Miri Maoz Ovadia, a spokesman for the umbrella settler group Yesha Council, says the settlement project is thriving. This year 600,000 settlers were resident in the West Bank and east Jerusalem, areas Israel captured from Jordan in 1967 and which Palestinians eye for a future state.
"Not only do we have a large growth rate, but we also have higher average births per family," said Maoz-Ovadia. "The Israelis have been living here for generations. These numbers are irreversible."
″It will take a miracle″
Among Palestinians, the sense of frustration with Israeli rule is matched by infuriation with their own leadership. Palestinian Authority president Mahmoud Abbas has stayed in office despite his term expiring in 2009, Buttu said. Rather than cultivate a successor, Abbas, 81, has ousted rivals, cracked down on dissidents and all but ensured a chaotic transition after he leaves office or passes away, she said. A poll released this month by the Palestinian Centre for Policy and Survey Research found that 65 percent of Palestinians believe the leader should resign.
Political scientist Mukhaimer Abusaada of the Gaza Strip's Al-Azhar University said 2015 was actually a good year – but only by comparison with others. There were no wars, he noted, which was a reprieve after the damaging 50-day battle between Israel and Hamas in summer 2014. And Abusaada, 51, managed to leave Gaza twice for travel to Europe – a rarity for most residents of the area.
On the larger scale, Abusaada said the violent Hamas takeover of Gaza in 2007, which led to a rupture between the Islamist party and the more moderate West Bank-based Fatah, has exacerbated the enclave's problems. Egypt will only open its border with Gaza if Palestinian Authority security personnel guard the crossing, which is unimaginable unless the two factions reconcile, Abusaada said. Israel will not lift its blockade of Gaza while Hamas is in power, he added. The result is an impoverished, isolated enclave where the largely young population is mired in 43 percent unemployment, according to a May World Bank report.
"It will take a miracle to see something good in Gaza in 2016," Abusaada said. "Something will have to come from God."
Increase in politically motivated violence
Among liberal Israelis, the deadlocked peace process is a source of grave concern. In early December, US Secretary of State John Kerry sparked uproar in Israel with his comment that Israel, through its prolonged rule of the West Bank, will become "a bi-national state."

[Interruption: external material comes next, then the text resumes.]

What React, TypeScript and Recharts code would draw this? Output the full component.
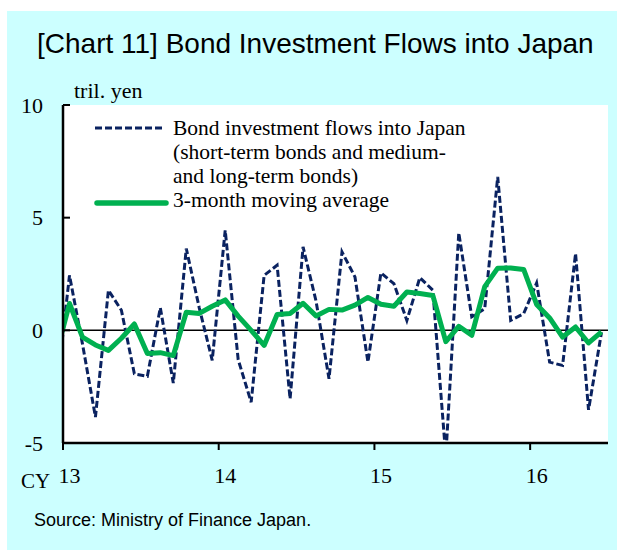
import { LineChart, Line, XAxis, YAxis, ReferenceLine } from "recharts";

// monthly, Dec 2012 .. Jun 2016 (Dec 2012 only feeds the clipped first segment)
const months = [
  "2012-12",
  "2013-01", "2013-02", "2013-03", "2013-04", "2013-05", "2013-06",
  "2013-07", "2013-08", "2013-09", "2013-10", "2013-11", "2013-12",
  "2014-01", "2014-02", "2014-03", "2014-04", "2014-05", "2014-06",
  "2014-07", "2014-08", "2014-09", "2014-10", "2014-11", "2014-12",
  "2015-01", "2015-02", "2015-03", "2015-04", "2015-05", "2015-06",
  "2015-07", "2015-08", "2015-09", "2015-10", "2015-11", "2015-12",
  "2016-01", "2016-02", "2016-03", "2016-04", "2016-05", "2016-06",
];

// tril. yen
const flows = [
  -2.7,
  2.44, -0.6, -3.85, 1.78, 0.89, -1.93, -2.04, 1.0, -2.34, 3.63, 1.0, -1.33,
  4.44, -1.3, -3.19, 2.44, 2.89, -3.04, 3.7, 1.3, -2.15, 3.48, 2.37, -1.41,
  2.55, 2.07, 0.44, 2.34, 1.78, -5.6, 4.33, 0.6, 0.96, 6.81, 0.44, 0.74,
  2.1, -1.41, -1.56, 3.41, -3.53, -0.09,
];

const movingAvg = [
  -1.0,
  1.19, -0.3, -0.65, -0.89, -0.35, 0.28, -1.03, -0.99, -1.12, 0.8, 0.75, 1.07,
  1.35, 0.63, 0.0, -0.67, 0.7, 0.75, 1.2, 0.64, 0.93, 0.9, 1.12, 1.46,
  1.16, 1.07, 1.7, 1.63, 1.55, -0.5, 0.18, -0.22, 1.94, 2.76, 2.77, 2.7,
  1.15, 0.55, -0.3, 0.15, -0.56, -0.07,
];

const yearTicks = [-0.5, 11.5, 23.5, 35.5];
const yearLabels = ["13", "14", "15", "16"];
const valueTicks = [-5, 0, 5, 10];

const data = months.map((m, i) => ({
  month: m,
  t: i - 1,
  flow: flows[i],
  avg: movingAvg[i],
}));

const W = 617;
const H = 550;
const PLOT_L = 63;
const PLOT_R = 608;
const PLOT_T = 105;
const PLOT_B = 443;
const HALF_MONTH = (PLOT_R - PLOT_L) / 42 / 2;

const SERIF = "'Liberation Serif', 'Times New Roman', serif";
const SANS = "'Liberation Sans', Arial, sans-serif";
const NAVY = "#0A2260";
const GREEN = "#00B050";

function XTick(props: any) {
  const { x, payload } = props;
  const label = yearLabels[yearTicks.indexOf(payload.value)];
  return (
    <text x={x + HALF_MONTH} y={483} textAnchor="middle" fontFamily={SERIF} fontSize={22} fill="#000">
      {label}
    </text>
  );
}

function YTick(props: any) {
  const { y, payload } = props;
  return (
    <g>
      <line x1={PLOT_L} x2={PLOT_L + 7} y1={y} y2={y} stroke="#000" strokeWidth={2} />
      <text x={43} y={y + 7.5} textAnchor="end" fontFamily={SERIF} fontSize={22} fill="#000">
        {payload.value}
      </text>
    </g>
  );
}

export default function App() {
  return (
    <div style={{ position: "absolute", left: 0, top: 0, width: W, height: H, background: "#fff" }}>
      <div style={{ position: "absolute", left: 7, top: 11, width: W - 7, height: H - 11, background: "#CCFFFF" }} />
      <div
        style={{
          position: "absolute",
          left: PLOT_L,
          top: PLOT_T,
          width: PLOT_R - PLOT_L,
          height: PLOT_B - PLOT_T,
          background: "#fff",
        }}
      />
      <div style={{ position: "absolute", left: 0, top: 0 }}>
        <LineChart
          width={W}
          height={H}
          data={data}
          margin={{ top: PLOT_T, right: W - PLOT_R, bottom: 67, left: 13 }}
        >
          <XAxis
            dataKey="t"
            type="number"
            domain={[-0.5, 41.5]}
            ticks={yearTicks}
            interval={0}
            allowDataOverflow
            height={40}
            tickSize={7}
            tickLine={{ stroke: "#000", strokeWidth: 2 }}
            axisLine={{ stroke: "#000", strokeWidth: 2.5 }}
            tick={XTick}
          />
          <YAxis
            type="number"
            domain={[-5, 10]}
            ticks={valueTicks}
            interval={0}
            allowDataOverflow
            width={50}
            tickLine={false}
            axisLine={{ stroke: "#000", strokeWidth: 2.5 }}
            tick={YTick}
          />
          <ReferenceLine y={0} stroke="#000" strokeWidth={1.5} />
          <Line
            type="linear"
            dataKey="flow"
            stroke={NAVY}
            strokeWidth={3}
            strokeDasharray="7 3"
            dot={false}
            activeDot={false}
            isAnimationActive={false}
          />
          <Line
            type="linear"
            dataKey="avg"
            stroke={GREEN}
            strokeWidth={5}
            strokeLinejoin="round"
            dot={false}
            activeDot={false}
            isAnimationActive={false}
          />
        </LineChart>
      </div>
      <svg
        width={W}
        height={H}
        style={{ position: "absolute", left: 0, top: 0, pointerEvents: "none" }}
      >
        <text x={37} y={53} fontFamily={SANS} fontSize={28} fill="#000">
          [Chart 11] Bond Investment Flows into Japan
        </text>
        <text x={74} y={98} fontFamily={SERIF} fontSize={22} fill="#000">
          tril. yen
        </text>
        <text x={21} y={488} fontFamily={SERIF} fontSize={21} fill="#000">
          CY
        </text>
        <text x={34} y={526} fontFamily={SANS} fontSize={18} fill="#000">
          Source: Ministry of Finance Japan.
        </text>
        <line x1={95} x2={165} y1={128} y2={128} stroke={NAVY} strokeWidth={3} strokeDasharray="7 3" />
        <line x1={97} x2={166} y1={203} y2={203} stroke={GREEN} strokeWidth={5.5} strokeLinecap="round" />
        <g fontFamily={SERIF} fontSize={21.5} fill="#000">
          <text x={173} y={135}>Bond investment flows into Japan</text>
          <text x={173} y={159}>(short-term bonds and medium-</text>
          <text x={173} y={183}>and long-term bonds)</text>
          <text x={173} y={207}>3-month moving average</text>
        </g>
      </svg>
    </div>
  );
}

Tel Aviv-based political analyst Tal Schneider said she was struck by two murders this year: in early July, an ultra-Orthodox radical fatally stabbed Shira Banki, 16, at a gay pride march in Jerusalem. Later that month, suspected Jewish extremists firebombed a home in Duma village, killing three Palestinians.
"We do see a rise of the Israeli underground," Schneider said. "We see extremists on both sides that control us."
Prime Minister Benjamin Netanyahu has sworn there will be no bi-national state. Spokesman Regev said the Palestinians are to blame for the stalemate in negotiations. The Palestinians say they will not negotiate a peace process while Israel continues to build settlements.
Out of sight, out of mind
Both Israelis and Palestinians agreed that international involvement had little impact on the reality in the Holy Land.
With the Syrian civil war grinding on into its fifth year and Europe contending with more than a million migrants and the threat of "Islamic State", the Israeli-Palestinian issue appears to have lost its position as a focal point of foreign policy.
In November, the European Union set guidelines to label products from Israeli settlements. Maoz-Ovadia of the Yesha Council said the move was "populist" and estimated the ultimate effect on Israeli West Bank businesses would be irrelevant.
Buttu, in Ramallah, pointed to the coming US elections, which would guarantee a "pathetic" approach on the part of the Americans to the Israeli-Palestinian conflict.
"In terms of this current intifada, I think we're going to see it continue in the same low-grade scale, where Palestinians are the majority being killed," Buttu said. "And it's going to allow Netanyahu to do what he wants."